The prevailing Ulster Protestant view of the hunger strikers of 1981 remains that of former first minister – then-MP for East Belfast – Peter Robinson, in his pamphlet Self-Inflicted: “Society properly deals with them like the low and common criminals they are.” The seemingly relentless march of Sinn Féin ever since further bolsters establishment unionism’s view that the events of 1981 represent a grim propaganda victory for the republican movement, with further insult to injury added by the 64 people (including 34 civilians) killed by the Provisional IRA and INLA outside prison walls during the 1981 protest.

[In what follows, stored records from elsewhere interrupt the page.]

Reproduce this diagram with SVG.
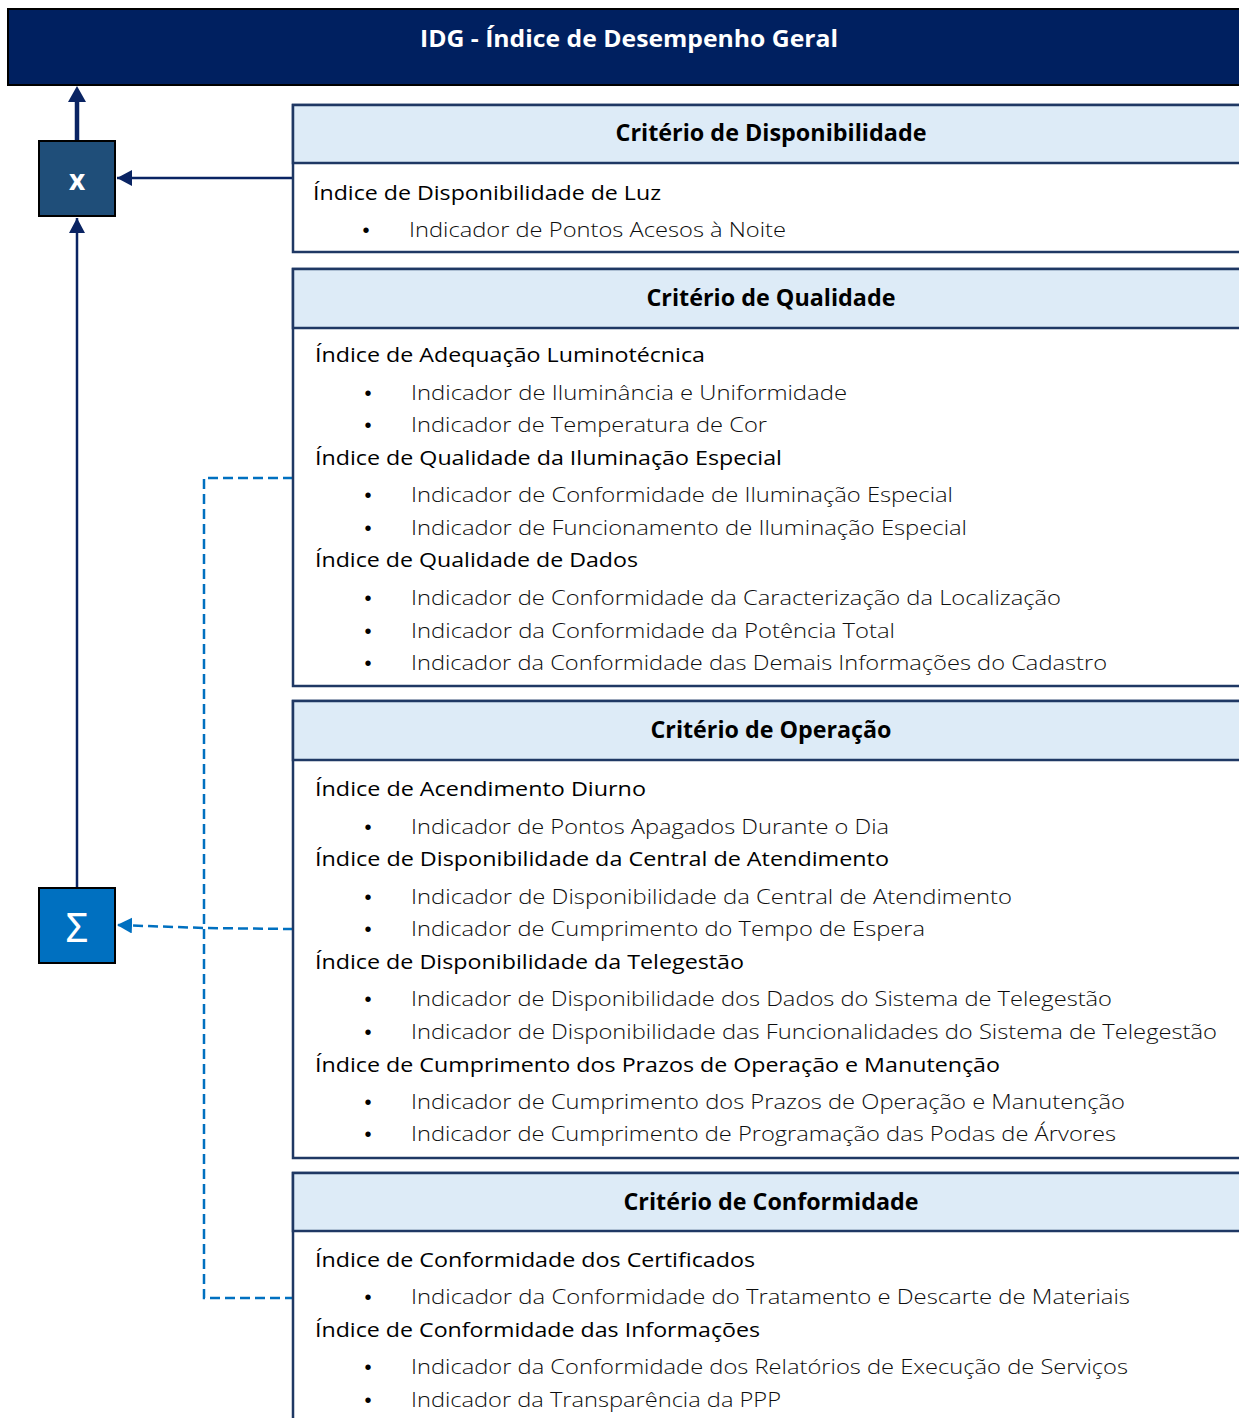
<svg xmlns="http://www.w3.org/2000/svg" width="1239" height="1418" viewBox="0 0 1239 1418">
<style>
.box{fill:#ffffff;stroke:#1F3864;stroke-width:2.5}
.hdr{fill:#DDEBF7;stroke:#1F3864;stroke-width:2.5}
.ht{font-family:"Open Sans","Liberation Sans",sans-serif;font-weight:700;font-size:23px;fill:#000;text-anchor:middle}
.ix{font-family:"Open Sans","Liberation Sans",sans-serif;font-size:20.5px;fill:#000}
.it{font-family:"Open Sans","Liberation Sans",sans-serif;font-size:20.5px;font-weight:300;fill:#0d0d0d}
.bl{font-family:"Liberation Sans",sans-serif;font-size:20px;fill:#000;text-anchor:middle}
.sol{stroke:#0A2463;stroke-width:2.5;fill:none}
.dash{stroke:#0070C0;stroke-width:2.5;fill:none;stroke-dasharray:10 5}
</style>
<defs>
<marker id="ah" markerUnits="userSpaceOnUse" markerWidth="16" markerHeight="16" refX="15" refY="8" orient="auto">
<path d="M0,0 L15,8 L0,16 Z" fill="#0A2463"/>
</marker>
<marker id="ahd" markerUnits="userSpaceOnUse" markerWidth="16" markerHeight="16" refX="15" refY="8" orient="auto">
<path d="M0,0 L15,8 L0,16 Z" fill="#0070C0"/>
</marker>
</defs>
<rect width="1239" height="1418" fill="#ffffff"/>

<g id="banner">
<rect x="8" y="9" width="1240" height="76" fill="#002060" stroke="#000" stroke-width="2"/>
<text x="629" y="47" class="ht" style="fill:#ffffff" textLength="418" lengthAdjust="spacingAndGlyphs">IDG - Índice de Desempenho Geral</text>
</g>

<g id="connectors">
<line x1="77" y1="140" x2="77" y2="101" stroke="#0A2463" stroke-width="4.5"/>
<path d="M68,102 L77,86 L86,102 Z" fill="#0A2463"/>
<line x1="293" y1="178" x2="117" y2="178" class="sol" marker-end="url(#ah)"/>
<line x1="77" y1="887" x2="77" y2="218" class="sol" marker-end="url(#ah)"/>
<path d="M293,478 H204 V1298 H293" class="dash"/>
<path d="M293,929 L204,928 L117,925" class="dash" marker-end="url(#ahd)"/>
</g>

<g id="op-x">
<rect x="39" y="141" width="76" height="75" fill="#1F4E79" stroke="#000" stroke-width="2"/>
<text x="77" y="190" font-family="Open Sans, Liberation Sans, sans-serif" font-weight="700" font-size="28" fill="#ffffff" text-anchor="middle">x</text>
</g>

<g id="op-sum">
<rect x="39" y="888" width="76" height="75" fill="#0070C0" stroke="#000" stroke-width="2"/>
<text x="77" y="942" font-family="Noto Sans, DejaVu Sans, sans-serif" font-size="40" fill="#ffffff" text-anchor="middle">Σ</text>
</g>

<g id="disponibilidade">
<rect x="293" y="105" width="960" height="147" class="box"/>
<rect x="293" y="105" width="960" height="58" class="hdr"/>
<text x="771" y="141" class="ht" textLength="311" lengthAdjust="spacingAndGlyphs">Critério de Disponibilidade</text>
<text x="313" y="200" class="ix" textLength="348" lengthAdjust="spacingAndGlyphs">Índice de Disponibilidade de Luz</text>
<text x="366" y="237" class="bl">•</text>
<text x="409" y="237" class="it" textLength="377" lengthAdjust="spacingAndGlyphs">Indicador de Pontos Acesos à Noite</text>
</g>

<g id="qualidade">
<rect x="293" y="269" width="960" height="417" class="box"/>
<rect x="293" y="269" width="960" height="59" class="hdr"/>
<text x="771" y="306" class="ht" textLength="249" lengthAdjust="spacingAndGlyphs">Critério de Qualidade</text>
<text x="315" y="362" class="ix" textLength="390" lengthAdjust="spacingAndGlyphs">Índice de Adequação Luminotécnica</text>
<text x="368" y="400" class="bl">•</text>
<text x="411" y="400" class="it" textLength="436" lengthAdjust="spacingAndGlyphs">Indicador de Iluminância e Uniformidade</text>
<text x="368" y="432" class="bl">•</text>
<text x="411" y="432" class="it" textLength="356" lengthAdjust="spacingAndGlyphs">Indicador de Temperatura de Cor</text>
<text x="315" y="465" class="ix" textLength="467" lengthAdjust="spacingAndGlyphs">Índice de Qualidade da Iluminação Especial</text>
<text x="368" y="502" class="bl">•</text>
<text x="411" y="502" class="it" textLength="542" lengthAdjust="spacingAndGlyphs">Indicador de Conformidade de Iluminação Especial</text>
<text x="368" y="535" class="bl">•</text>
<text x="411" y="535" class="it" textLength="556" lengthAdjust="spacingAndGlyphs">Indicador de Funcionamento de Iluminação Especial</text>
<text x="315" y="567" class="ix" textLength="323" lengthAdjust="spacingAndGlyphs">Índice de Qualidade de Dados</text>
<text x="368" y="605" class="bl">•</text>
<text x="411" y="605" class="it" textLength="650" lengthAdjust="spacingAndGlyphs">Indicador de Conformidade da Caracterização da Localização</text>
<text x="368" y="638" class="bl">•</text>
<text x="411" y="638" class="it" textLength="484" lengthAdjust="spacingAndGlyphs">Indicador da Conformidade da Potência Total</text>
<text x="368" y="670" class="bl">•</text>
<text x="411" y="670" class="it" textLength="696" lengthAdjust="spacingAndGlyphs">Indicador da Conformidade das Demais Informações do Cadastro</text>
</g>

<g id="operacao">
<rect x="293" y="701" width="960" height="457" class="box"/>
<rect x="293" y="701" width="960" height="59" class="hdr"/>
<text x="771" y="738" class="ht" textLength="241" lengthAdjust="spacingAndGlyphs">Critério de Operação</text>
<text x="315" y="796" class="ix" textLength="331" lengthAdjust="spacingAndGlyphs">Índice de Acendimento Diurno</text>
<text x="368" y="834" class="bl">•</text>
<text x="411" y="834" class="it" textLength="478" lengthAdjust="spacingAndGlyphs">Indicador de Pontos Apagados Durante o Dia</text>
<text x="315" y="866" class="ix" textLength="574" lengthAdjust="spacingAndGlyphs">Índice de Disponibilidade da Central de Atendimento</text>
<text x="368" y="904" class="bl">•</text>
<text x="411" y="904" class="it" textLength="601" lengthAdjust="spacingAndGlyphs">Indicador de Disponibilidade da Central de Atendimento</text>
<text x="368" y="936" class="bl">•</text>
<text x="411" y="936" class="it" textLength="514" lengthAdjust="spacingAndGlyphs">Indicador de Cumprimento do Tempo de Espera</text>
<text x="315" y="969" class="ix" textLength="429" lengthAdjust="spacingAndGlyphs">Índice de Disponibilidade da Telegestão</text>
<text x="368" y="1006" class="bl">•</text>
<text x="411" y="1006" class="it" textLength="701" lengthAdjust="spacingAndGlyphs">Indicador de Disponibilidade dos Dados do Sistema de Telegestão</text>
<text x="368" y="1039" class="bl">•</text>
<text x="411" y="1039" class="it" textLength="806" lengthAdjust="spacingAndGlyphs">Indicador de Disponibilidade das Funcionalidades do Sistema de Telegestão</text>
<text x="315" y="1072" class="ix" textLength="685" lengthAdjust="spacingAndGlyphs">Índice de Cumprimento dos Prazos de Operação e Manutenção</text>
<text x="368" y="1109" class="bl">•</text>
<text x="411" y="1109" class="it" textLength="714" lengthAdjust="spacingAndGlyphs">Indicador de Cumprimento dos Prazos de Operação e Manutenção</text>
<text x="368" y="1141" class="bl">•</text>
<text x="411" y="1141" class="it" textLength="705" lengthAdjust="spacingAndGlyphs">Indicador de Cumprimento de Programação das Podas de Árvores</text>
</g>

<g id="conformidade">
<rect x="293" y="1173" width="960" height="260" class="box"/>
<rect x="293" y="1173" width="960" height="58" class="hdr"/>
<text x="771" y="1210" class="ht" textLength="295" lengthAdjust="spacingAndGlyphs">Critério de Conformidade</text>
<text x="315" y="1267" class="ix" textLength="440" lengthAdjust="spacingAndGlyphs">Índice de Conformidade dos Certificados</text>
<text x="368" y="1304" class="bl">•</text>
<text x="411" y="1304" class="it" textLength="719" lengthAdjust="spacingAndGlyphs">Indicador da Conformidade do Tratamento e Descarte de Materiais</text>
<text x="315" y="1337" class="ix" textLength="445" lengthAdjust="spacingAndGlyphs">Índice de Conformidade das Informações</text>
<text x="368" y="1374" class="bl">•</text>
<text x="411" y="1374" class="it" textLength="717" lengthAdjust="spacingAndGlyphs">Indicador da Conformidade dos Relatórios de Execução de Serviços</text>
<text x="368" y="1407" class="bl">•</text>
<text x="411" y="1407" class="it" textLength="370" lengthAdjust="spacingAndGlyphs">Indicador da Transparência da PPP</text>
</g>
</svg>
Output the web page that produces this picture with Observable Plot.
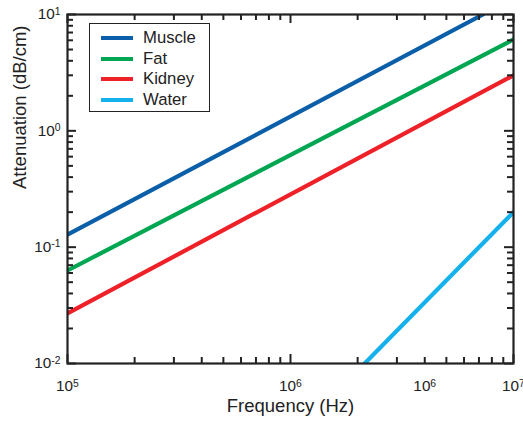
<!DOCTYPE html>
<html>
<head>
<meta charset="utf-8">
<script src="https://cdn.jsdelivr.net/npm/d3@7"></script>
<script src="https://cdn.jsdelivr.net/npm/@observablehq/plot@0.6"></script>
<style>
  body { margin: 0; background: #fff; }
  #wrap { position: relative; width: 523px; height: 421px; font-family: "Liberation Sans", Arial, Helvetica, sans-serif; }
  #legend { position: absolute; left: 89px; top: 23px; width: 119px; height: 87px; border: 1.5px solid #222; background: #fff; }
  .item { position: absolute; left: 11px; height: 20px; display: flex; align-items: center; font-size: 16.7px; color: #222; }
  .sw { width: 32px; height: 4px; margin-right: 10px; }
</style>
</head>
<body>
<div id="wrap"><div id="legend"></div></div>
<script>
// ---- data ----
const series = ["Muscle", "Fat", "Kidney", "Water"];
const muscleFreq = [1e5, 7.3e6];
const muscleAtt  = [0.128, 10];
const fatFreq    = [1e5, 1e7];
const fatAtt     = [0.063, 6.1];
const kidneyFreq = [1e5, 1e7];
const kidneyAtt  = [0.027, 3.0];
const waterFreq  = [2.15e6, 1e7];
const waterAtt   = [0.01, 0.2];

// tick labels
const xLabelValues = [1e5, 1e6, 4e6, 1e7];
const xLabelTexts  = ["10^5", "10^6", "10^6", "10^7"];
const yLabelValues = [1e-2, 1e-1, 1, 10];
const yLabelTexts  = ["10^-2", "10^-1", "10^0", "10^1"];
const xTitle = "Frequency (Hz)";
const yTitle = "Attenuation (dB/cm)";

// styles
const seriesColors = ["#0b5fa9", "#00a651", "#ee2028", "#14b1ec"];

// ---- build table ----
const freqs = [muscleFreq, fatFreq, kidneyFreq, waterFreq];
const atts  = [muscleAtt, fatAtt, kidneyAtt, waterAtt];
const rows = [];
series.forEach((s, i) => freqs[i].forEach((f, j) => rows.push({series: s, freq: f, att: atts[i][j]})));

const xMajor = [1e5, 1e6, 1e7];
const xMinor = [];
[1e5, 1e6].forEach(d => { for (let k = 2; k <= 9; k++) xMinor.push(k * d); });
const yMajor = [1e-2, 1e-1, 1, 10];
const yMinor = [];
[1e-2, 1e-1, 1].forEach(d => { for (let k = 2; k <= 9; k++) yMinor.push(k * d); });

const W = 523, H = 421, mL = 67, mR = 10, mT = 14, mB = 58;
const innerW = W - mL - mR, innerH = H - mT - mB;
const major = 9, minor = 6;
const ink = "#222";
const tk = { stroke: ink, strokeWidth: 2 };

const chart = Plot.plot({
  width: W, height: H,
  marginLeft: mL, marginRight: mR, marginTop: mT, marginBottom: mB,
  style: { fontFamily: "Liberation Sans, Arial, Helvetica, sans-serif", fontSize: "15.3px", color: ink, background: "#fff" },
  x: { type: "log", domain: [1e5, 1e7], axis: null },
  y: { type: "log", domain: [1e-2, 10], axis: null },
  color: { domain: series, range: seriesColors },
  marks: [
    Plot.line(rows, { x: "freq", y: "att", z: "series", stroke: "series", strokeWidth: 4.2, clip: true }),
    // inward ticks on all four sides
    Plot.tickX(xMajor, { x: d => d, insetTop: innerH - major, ...tk }),
    Plot.tickX(xMinor, { x: d => d, insetTop: innerH - minor, ...tk }),
    Plot.tickX(xMajor, { x: d => d, insetBottom: innerH - major, ...tk }),
    Plot.tickX(xMinor, { x: d => d, insetBottom: innerH - minor, ...tk }),
    Plot.tickY(yMajor, { y: d => d, insetRight: innerW - major, ...tk }),
    Plot.tickY(yMinor, { y: d => d, insetRight: innerW - minor, ...tk }),
    Plot.tickY(yMajor, { y: d => d, insetLeft: innerW - major, ...tk }),
    Plot.tickY(yMinor, { y: d => d, insetLeft: innerW - minor, ...tk }),
    // tick labels
    Plot.text(xLabelValues, { x: d => d, text: (d, i) => xLabelTexts[i], frameAnchor: "bottom", lineAnchor: "middle", dy: 23, fill: ink }),
    Plot.text(yLabelValues, { y: d => d, text: (d, i) => yLabelTexts[i], frameAnchor: "left", textAnchor: "end", lineAnchor: "middle", dx: -7, fill: ink }),
    // axis titles
    Plot.text([xTitle], { text: d => d, frameAnchor: "bottom", lineAnchor: "middle", dy: 43, fontSize: 18.5, fill: ink }),
    Plot.text([yTitle], { text: d => d, frameAnchor: "left", lineAnchor: "middle", rotate: -90, dx: -47, fontSize: 18.5, fill: ink }),
    Plot.frame({ stroke: ink, strokeWidth: 2.2 })
  ]
});

// superscript exponents in tick labels
d3.select(chart).selectAll("text").each(function () {
  const t = this.textContent;
  if (t.includes("^")) {
    const [base, exp] = t.split("^");
    const sel = d3.select(this);
    sel.text(null);
    sel.append("tspan").text(base);
    sel.append("tspan").attr("dy", "-0.45em").attr("font-size", "0.68em").text(exp);
  }
});

document.getElementById("wrap").prepend(chart);
chart.style.position = "absolute";
chart.style.left = "0";
chart.style.top = "0";

const legend = document.getElementById("legend");
series.forEach((s, i) => {
  const it = document.createElement("div");
  it.className = "item";
  it.style.top = (4 + i * 20.7) + "px";
  const sw = document.createElement("div");
  sw.className = "sw";
  sw.style.background = seriesColors[i];
  const tx = document.createElement("span");
  tx.textContent = s;
  it.append(sw, tx);
  legend.append(it);
});
</script>
</body>
</html>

On the other hand, it is often forgotten that loyalist prisoners played a complementary role in gaining “Special Category” status for members of all paramilitary groups in June 1972 (amounting to prisoners being housed in compounds, not having to work or wear prison uniforms, more food parcels and visits, and access to better facilities than ordinary prisoners). While it would be an exaggeration to say that loyalist prisoners led the agitation – the concession had of course been secured by the hunger strikes of the IRA’s Billy McKee and Proinsias MacArt’s in Crumlin Road prison in May 1972 – secretary of state William Whitelaw points out in his memoirs that the initial batch of prisoners who received the new designation numbered considerably more loyalist than republican prisoners – 40 loyalists against eight republicans. Two years later, UVF prisoners received an additional standing order that they should refrain from ever wearing prison uniform.